Instruction> Write out the listing, please, but only from its first line through the line containing "(h3) at (827,37)", exactly as given and without pictures.

Collected material>

● ● ● ● ● ● ●

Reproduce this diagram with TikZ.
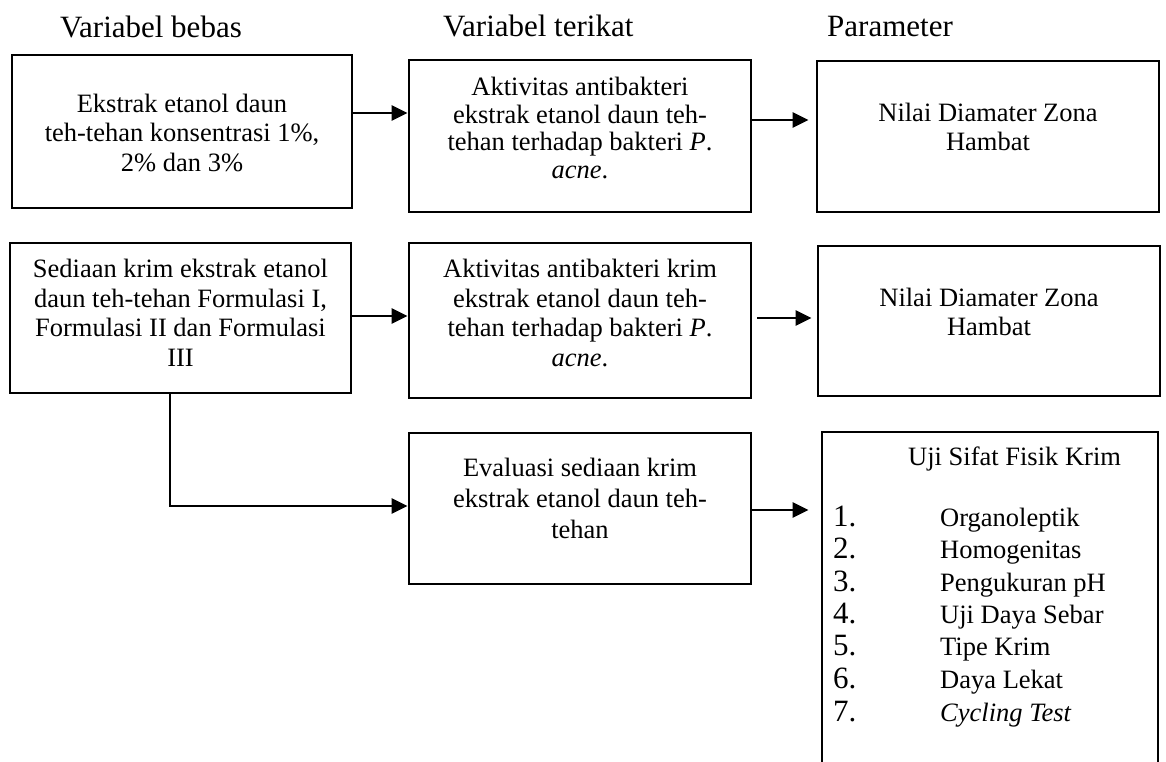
\documentclass[tikz,border=0pt]{standalone}
\usepackage{fontspec}
\setmainfont{Liberation Serif}
\usetikzlibrary{arrows.meta}
\begin{document}
\begin{tikzpicture}[x=1pt,y=-1pt,
  box/.style={draw, line width=2.8pt, inner sep=0pt, rectangle},
  txt/.style={align=center, inner sep=0pt, font=\fontsize{26.5}{29.5}\selectfont,
    execute at begin node=\strut, execute at end node=\strut},
  head/.style={anchor=base west, inner sep=0pt, font=\fontsize{31}{36}\selectfont},
  num/.style={anchor=base west, inner sep=0pt, font=\fontsize{31}{34}\selectfont},
  item/.style={anchor=base west, inner sep=0pt, font=\fontsize{26.5}{30}\selectfont},
  arr/.style={line width=2.6pt, -{Triangle[length=16pt,width=15pt]}}
]
\useasboundingbox (0,0) rectangle (1166,762);
\clip (0,0) rectangle (1166,762);

% headings
\node[head] (h1) at (60,38) {Variabel bebas};
\node[head] (h2) at (443,37) {Variabel terikat};
\node[head] (h3) at (827,37) {Parameter};

% boxes
\node[box, minimum width=340pt, minimum height=153pt] (b1) at (182,131.5) {};
\node[box, minimum width=342pt, minimum height=152pt] (b2) at (580,136) {};
\node[box, minimum width=342pt, minimum height=151pt] (b3) at (988,136.5) {};
\node[box, minimum width=341pt, minimum height=150pt] (b4) at (180.5,318) {};
\node[box, minimum width=342pt, minimum height=155pt] (b5) at (580,320.5) {};
\node[box, minimum width=342pt, minimum height=150pt] (b6) at (989,321) {};
\node[box, minimum width=342pt, minimum height=151pt] (b7) at (580,508.5) {};
\node[box, minimum width=336pt, minimum height=368pt] (b8) at (990,616) {};

% box texts
\node[txt] (t1) at (182,137) {Ekstrak etanol daun\\teh-tehan konsentrasi 1\%,\\2\% dan 3\%};
\node[txt, font=\fontsize{26.5}{27.5}\selectfont] (t2) at (580,132) {Aktivitas antibakteri\\ekstrak etanol daun teh-\\tehan terhadap bakteri \textit{P}.\\\textit{acne}.};
\node[txt] (t3) at (988,131) {Nilai Diamater Zona\\Hambat};
\node[txt] (t4) at (180.5,317) {Sediaan krim ekstrak etanol\\daun teh-tehan Formulasi I,\\Formulasi II dan Formulasi\\III};
\node[txt] (t5) at (580,317) {Aktivitas antibakteri krim\\ekstrak etanol daun teh-\\tehan terhadap bakteri \textit{P}.\\\textit{acne}.};
\node[txt] (t6) at (989,316) {Nilai Diamater Zona\\Hambat};
\node[txt, font=\fontsize{26.5}{31}\selectfont] (t7) at (580,503) {Evaluasi sediaan krim\\ekstrak etanol daun teh-\\tehan};

% list in box 8
\node[item] (u0) at (908,465) {Uji Sifat Fisik Krim};
\foreach \n/\t/\y in {1/Organoleptik/526, 2/Homogenitas/558, 3/Pengukuran pH/591,
  4/Uji Daya Sebar/623, 5/Tipe Krim/655, 6/Daya Lekat/688, 7/\textit{Cycling Test}/721}{
  \node[num] (n\n) at (833,\y) {\n.};
  \node[item] (u\n) at (940,\y) {\t};
}

% connectors
\coordinate (y1) at (0,113);
\coordinate (y2) at (0,120);
\coordinate (y3) at (0,316);
\coordinate (y4) at (0,318);
\coordinate (c5) at (170,506);
\coordinate (y6) at (0,510);

\draw[arr] (b1.east |- y1) -- (b2.west |- y1);
\draw[arr, shorten >=7pt] (b2.east |- y2) -- (b3.west |- y2);
\draw[arr] (b4.east |- y3) -- (b5.west |- y3);
\draw[arr, shorten <=5pt, shorten >=5pt] (b5.east |- y4) -- (b6.west |- y4);
\draw[arr] (c5 |- b4.south) -- (c5) -- (c5 -| b7.west);
\draw[arr, shorten >=12pt] (b7.east |- y6) -- (b8.west |- y6);
\end{tikzpicture}
\end{document}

● ● ● ● ● ● ●

Response>
Reproduce this diagram with TikZ.
\documentclass[tikz,border=0pt]{standalone}
\usepackage{fontspec}
\setmainfont{Liberation Serif}
\usetikzlibrary{arrows.meta}
\begin{document}
\begin{tikzpicture}[x=1pt,y=-1pt,
  box/.style={draw, line width=2.8pt, inner sep=0pt, rectangle},
  txt/.style={align=center, inner sep=0pt, font=\fontsize{26.5}{29.5}\selectfont,
    execute at begin node=\strut, execute at end node=\strut},
  head/.style={anchor=base west, inner sep=0pt, font=\fontsize{31}{36}\selectfont},
  num/.style={anchor=base west, inner sep=0pt, font=\fontsize{31}{34}\selectfont},
  item/.style={anchor=base west, inner sep=0pt, font=\fontsize{26.5}{30}\selectfont},
  arr/.style={line width=2.6pt, -{Triangle[length=16pt,width=15pt]}}
]
\useasboundingbox (0,0) rectangle (1166,762);
\clip (0,0) rectangle (1166,762);

% headings
\node[head] (h1) at (60,38) {Variabel bebas};
\node[head] (h2) at (443,37) {Variabel terikat};
\node[head] (h3) at (827,37) {Parameter};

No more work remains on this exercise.